Pondering Angels Dancing on the Head of a Pin
Victor Reppert asks "If God used an evolutionary process to create us, why did he do it that way?"
My response:

This argument is taken from James Blish's "A Case of Conscience."
Did Adam have a navel?
One could easily say, "of course not." The navel is the evidence of a particular human's human past, namely having had a mother, which Adam lacked.

Yet, all of the great artists have painted Adam with a navel. Are they wrong?
Maybe not. Adam was an archetype and prototype of the human being. Moreover, Adam was created with all proper human perfections and traits. Human beings have mothers as a trait and perfection that is properly due to the condition of being human. Therefore, in some sense, an Adam without a navel would have been less human than his descendants. Similarly, having a navel would have been fitting since it would have gestured at the fact that it is part of human beings to have a past, a past that included having a mother.
Likewise, if God created the world from scratch, then it would have been fitting for God to have given the world a past, because things that have no past are less perfect than things that have a past.
Of course, it would have been even more fitting, perhaps, for a thing to have a past, rather than the semblance of a past.
Under either hypothesis, evolution is fitting because it provides the natural past, a history, which makes a thing more perfect than something that lacks a history.
Blish, an atheist who seemed to know his St. Thomas, put the following into the mouth of his fictional Jesuit priest, who is confronted with an world that seems to confirm atheism, after explaing why the great artists were right to show Adam with a navel:
"What does that prove?" Cleaver said.
"That the geological record, and recapitulation too, do not necessarily prove the descent of man. Given my initial axiom, which is that God created everything from scratch, it's perfectly logical that he should have given Adam a navel, Earth a geological record, and the embryo the process of recapitulation. None these need indicate a real past; all might be there becasue the creations involved would have been imperfect otherwise."
A Case of Conscience (Del Rey, 1958) p. 95.
Update: On the other hand, it seems that there are some who know that Adam and Eve did not have navels.
This article by Al Maxey at Grace Centered Magazine does a good job of rehearsing the navel/no navel debate, and even starts with my "angels dancing on the head of a pin" gibe, but concludes:
It is my firm conviction that to suggest God created Adam and Eve with navels is to suggest He is the creator of a grand deception, and I simply am unwilling to make such an assertion about my God. The Scriptures inform us that the created universe declares the glory and majesty of our God; it is a powerful witness to who and what He is. But, if the testimony of most every aspect of our universe is a LIE, then what does that say about the One who created it?! An atheist in England wrote the following to a Christian who was advocating the "Appearance of History/Age" theory, "Would you really have us believe in an alleged divine being that behaves that way?!" This person has a very good point. Do we really want to proclaim such a God to unbelievers?! If He has intentionally deceived us in some areas, then why not in others?!
It is my conviction He has not deceived us at all. Did Adam and Eve have a navel? NO, they did not!
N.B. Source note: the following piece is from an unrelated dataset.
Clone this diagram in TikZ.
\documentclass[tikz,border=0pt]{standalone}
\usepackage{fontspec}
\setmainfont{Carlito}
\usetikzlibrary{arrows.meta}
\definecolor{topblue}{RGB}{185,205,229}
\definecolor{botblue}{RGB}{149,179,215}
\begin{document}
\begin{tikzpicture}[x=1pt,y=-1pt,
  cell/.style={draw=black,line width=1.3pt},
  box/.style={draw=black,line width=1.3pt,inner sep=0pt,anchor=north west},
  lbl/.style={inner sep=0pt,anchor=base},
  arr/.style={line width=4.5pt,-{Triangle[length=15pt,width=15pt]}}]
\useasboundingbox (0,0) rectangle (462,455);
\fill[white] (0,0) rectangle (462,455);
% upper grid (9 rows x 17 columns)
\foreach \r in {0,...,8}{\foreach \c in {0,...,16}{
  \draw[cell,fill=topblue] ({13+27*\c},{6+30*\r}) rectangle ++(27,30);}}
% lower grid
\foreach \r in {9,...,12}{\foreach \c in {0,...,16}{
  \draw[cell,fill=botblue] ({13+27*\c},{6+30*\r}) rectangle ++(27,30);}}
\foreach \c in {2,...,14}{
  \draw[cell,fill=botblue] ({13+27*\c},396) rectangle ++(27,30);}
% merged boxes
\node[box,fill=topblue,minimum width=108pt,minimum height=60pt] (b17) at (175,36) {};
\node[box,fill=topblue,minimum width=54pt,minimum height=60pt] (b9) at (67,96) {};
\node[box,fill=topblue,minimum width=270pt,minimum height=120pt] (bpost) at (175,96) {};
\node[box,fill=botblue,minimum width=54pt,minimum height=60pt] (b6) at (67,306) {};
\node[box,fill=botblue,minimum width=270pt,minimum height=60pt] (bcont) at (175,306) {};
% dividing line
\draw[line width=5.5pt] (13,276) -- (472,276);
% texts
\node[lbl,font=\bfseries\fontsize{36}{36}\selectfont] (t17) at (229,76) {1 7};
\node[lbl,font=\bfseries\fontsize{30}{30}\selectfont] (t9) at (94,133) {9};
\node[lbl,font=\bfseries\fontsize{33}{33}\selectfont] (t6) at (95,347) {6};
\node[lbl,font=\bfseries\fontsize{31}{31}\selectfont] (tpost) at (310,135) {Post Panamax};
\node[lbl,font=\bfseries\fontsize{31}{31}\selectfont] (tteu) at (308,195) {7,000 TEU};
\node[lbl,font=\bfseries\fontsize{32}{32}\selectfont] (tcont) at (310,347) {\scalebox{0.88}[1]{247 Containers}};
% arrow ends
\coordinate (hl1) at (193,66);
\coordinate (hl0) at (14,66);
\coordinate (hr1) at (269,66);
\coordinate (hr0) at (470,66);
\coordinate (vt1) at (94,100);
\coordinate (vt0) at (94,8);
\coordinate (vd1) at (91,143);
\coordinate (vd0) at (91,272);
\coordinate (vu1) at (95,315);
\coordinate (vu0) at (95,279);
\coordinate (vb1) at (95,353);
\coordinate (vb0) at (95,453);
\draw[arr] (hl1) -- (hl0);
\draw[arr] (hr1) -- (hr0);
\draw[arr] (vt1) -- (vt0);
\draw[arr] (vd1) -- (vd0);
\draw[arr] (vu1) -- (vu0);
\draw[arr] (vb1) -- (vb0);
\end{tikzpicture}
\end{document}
I can say this confidently not because I have special knowledge of the nature of Adam and Eve, but because I have special knowledge of the One who created Adam and Eve. The inspired Scriptures have revealed our Creator to us, and He is not a God who sets out to create a deception, an illusion, an appearance which is completely contrary to the truth. One could never trust such a God.
One must be impressed by Mr. Markey's ability to discern the status of our first parents' navels.
I don't necessarily disagree with his concerns, although I think that a world with a history is more perfect world than one without, which is one reason why I think that evolution isn't a "set up."
It seems like a lot may be riding on this bit of seemingly silly theological speculation.
Second Update: There may be a theological problem with Mr. Markey's analysis. Specifically, if there is evidence of evolution, and it is fake evidence, and God didn't fake it, then who did?
The answer to that question would gesture at some power other than God with the ability to create. That insinuation is the core of Manicheanism, which posited two creative powers, one which literally created the natural world.
In fact, that insight is the conflict that drives Blish's book.